__Given task__
Extract the lines from the start through the line that holds "1-698/786, (810-128)/949, (698-16)/786])", both included, omitting all images.

__Dataset section__
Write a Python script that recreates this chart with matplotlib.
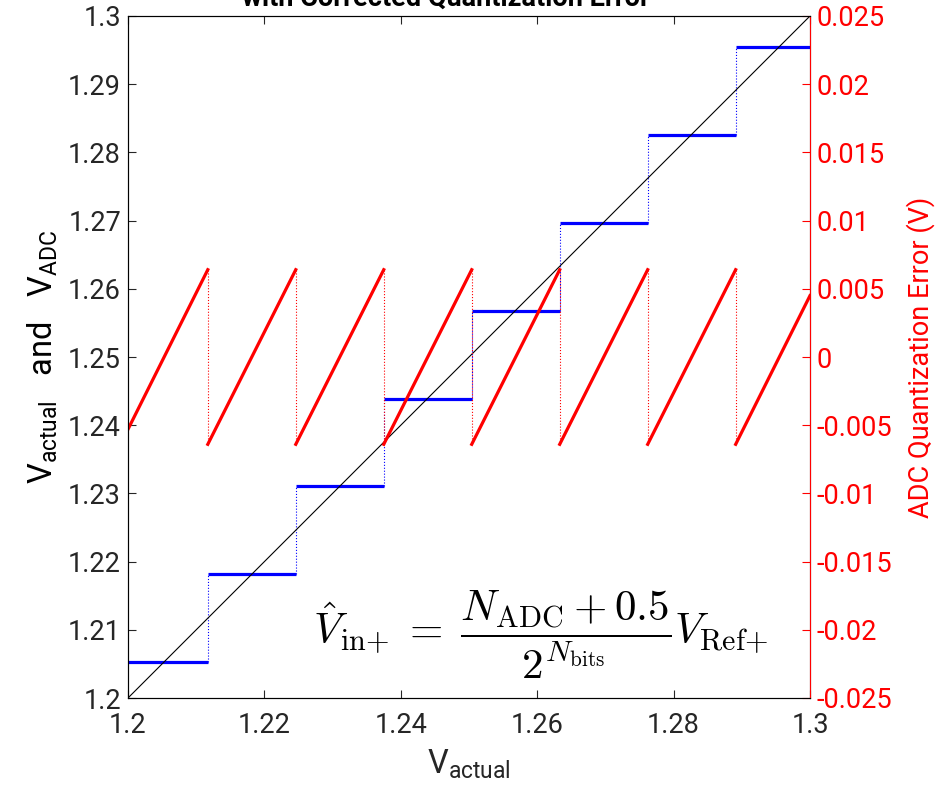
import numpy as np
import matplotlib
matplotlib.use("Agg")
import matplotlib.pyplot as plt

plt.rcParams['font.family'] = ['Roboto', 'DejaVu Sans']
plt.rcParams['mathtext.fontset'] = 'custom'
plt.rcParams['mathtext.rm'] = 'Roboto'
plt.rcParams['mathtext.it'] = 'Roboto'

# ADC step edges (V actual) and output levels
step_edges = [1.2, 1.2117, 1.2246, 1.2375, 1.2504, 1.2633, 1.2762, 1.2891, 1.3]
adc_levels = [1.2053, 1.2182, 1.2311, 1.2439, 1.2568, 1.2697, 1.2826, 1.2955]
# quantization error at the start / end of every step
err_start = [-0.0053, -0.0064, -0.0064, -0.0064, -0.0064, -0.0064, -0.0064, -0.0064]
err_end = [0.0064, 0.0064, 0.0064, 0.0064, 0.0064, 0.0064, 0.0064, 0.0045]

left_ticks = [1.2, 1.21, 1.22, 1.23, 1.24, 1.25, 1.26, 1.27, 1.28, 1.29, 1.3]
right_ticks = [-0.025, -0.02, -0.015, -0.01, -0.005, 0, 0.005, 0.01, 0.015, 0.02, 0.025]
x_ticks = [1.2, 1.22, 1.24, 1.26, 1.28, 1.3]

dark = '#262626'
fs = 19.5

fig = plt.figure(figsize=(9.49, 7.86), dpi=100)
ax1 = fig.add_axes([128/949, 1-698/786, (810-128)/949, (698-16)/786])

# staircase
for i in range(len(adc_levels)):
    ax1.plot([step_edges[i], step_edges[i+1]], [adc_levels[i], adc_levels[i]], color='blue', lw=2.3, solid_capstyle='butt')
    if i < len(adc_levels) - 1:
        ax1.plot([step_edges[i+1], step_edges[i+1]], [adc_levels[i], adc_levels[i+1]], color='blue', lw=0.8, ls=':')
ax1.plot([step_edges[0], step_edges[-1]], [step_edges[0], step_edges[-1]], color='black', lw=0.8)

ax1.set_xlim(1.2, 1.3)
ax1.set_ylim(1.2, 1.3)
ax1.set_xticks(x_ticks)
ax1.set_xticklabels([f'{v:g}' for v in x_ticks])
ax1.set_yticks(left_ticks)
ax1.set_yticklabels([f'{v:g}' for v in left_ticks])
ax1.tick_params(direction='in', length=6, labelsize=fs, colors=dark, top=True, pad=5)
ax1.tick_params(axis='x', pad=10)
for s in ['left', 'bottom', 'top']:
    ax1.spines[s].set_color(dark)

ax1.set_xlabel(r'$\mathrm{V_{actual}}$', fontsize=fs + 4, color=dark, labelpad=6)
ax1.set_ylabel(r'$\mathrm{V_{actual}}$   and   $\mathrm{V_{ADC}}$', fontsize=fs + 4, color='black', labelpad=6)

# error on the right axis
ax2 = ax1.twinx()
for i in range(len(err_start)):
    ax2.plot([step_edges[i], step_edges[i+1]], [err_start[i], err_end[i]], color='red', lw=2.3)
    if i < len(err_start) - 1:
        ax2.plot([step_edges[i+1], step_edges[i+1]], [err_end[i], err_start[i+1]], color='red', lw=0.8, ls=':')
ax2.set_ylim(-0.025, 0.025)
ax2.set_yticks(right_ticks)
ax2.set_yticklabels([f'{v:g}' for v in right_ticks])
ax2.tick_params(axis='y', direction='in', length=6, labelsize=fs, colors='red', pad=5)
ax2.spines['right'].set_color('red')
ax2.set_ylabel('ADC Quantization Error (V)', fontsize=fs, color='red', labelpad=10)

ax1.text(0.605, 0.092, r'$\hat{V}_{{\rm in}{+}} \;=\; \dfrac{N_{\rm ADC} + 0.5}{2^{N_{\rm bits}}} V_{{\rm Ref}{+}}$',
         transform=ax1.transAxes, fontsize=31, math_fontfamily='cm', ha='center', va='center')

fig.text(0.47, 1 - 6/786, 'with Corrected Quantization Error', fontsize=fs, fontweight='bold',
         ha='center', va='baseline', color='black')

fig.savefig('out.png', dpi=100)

__The reply__
Write a Python script that recreates this chart with matplotlib.
import numpy as np
import matplotlib
matplotlib.use("Agg")
import matplotlib.pyplot as plt

plt.rcParams['font.family'] = ['Roboto', 'DejaVu Sans']
plt.rcParams['mathtext.fontset'] = 'custom'
plt.rcParams['mathtext.rm'] = 'Roboto'
plt.rcParams['mathtext.it'] = 'Roboto'

# ADC step edges (V actual) and output levels
step_edges = [1.2, 1.2117, 1.2246, 1.2375, 1.2504, 1.2633, 1.2762, 1.2891, 1.3]
adc_levels = [1.2053, 1.2182, 1.2311, 1.2439, 1.2568, 1.2697, 1.2826, 1.2955]
# quantization error at the start / end of every step
err_start = [-0.0053, -0.0064, -0.0064, -0.0064, -0.0064, -0.0064, -0.0064, -0.0064]
err_end = [0.0064, 0.0064, 0.0064, 0.0064, 0.0064, 0.0064, 0.0064, 0.0045]

left_ticks = [1.2, 1.21, 1.22, 1.23, 1.24, 1.25, 1.26, 1.27, 1.28, 1.29, 1.3]
right_ticks = [-0.025, -0.02, -0.015, -0.01, -0.005, 0, 0.005, 0.01, 0.015, 0.02, 0.025]
x_ticks = [1.2, 1.22, 1.24, 1.26, 1.28, 1.3]

dark = '#262626'
fs = 19.5

fig = plt.figure(figsize=(9.49, 7.86), dpi=100)
ax1 = fig.add_axes([128/949, 1-698/786, (810-128)/949, (698-16)/786])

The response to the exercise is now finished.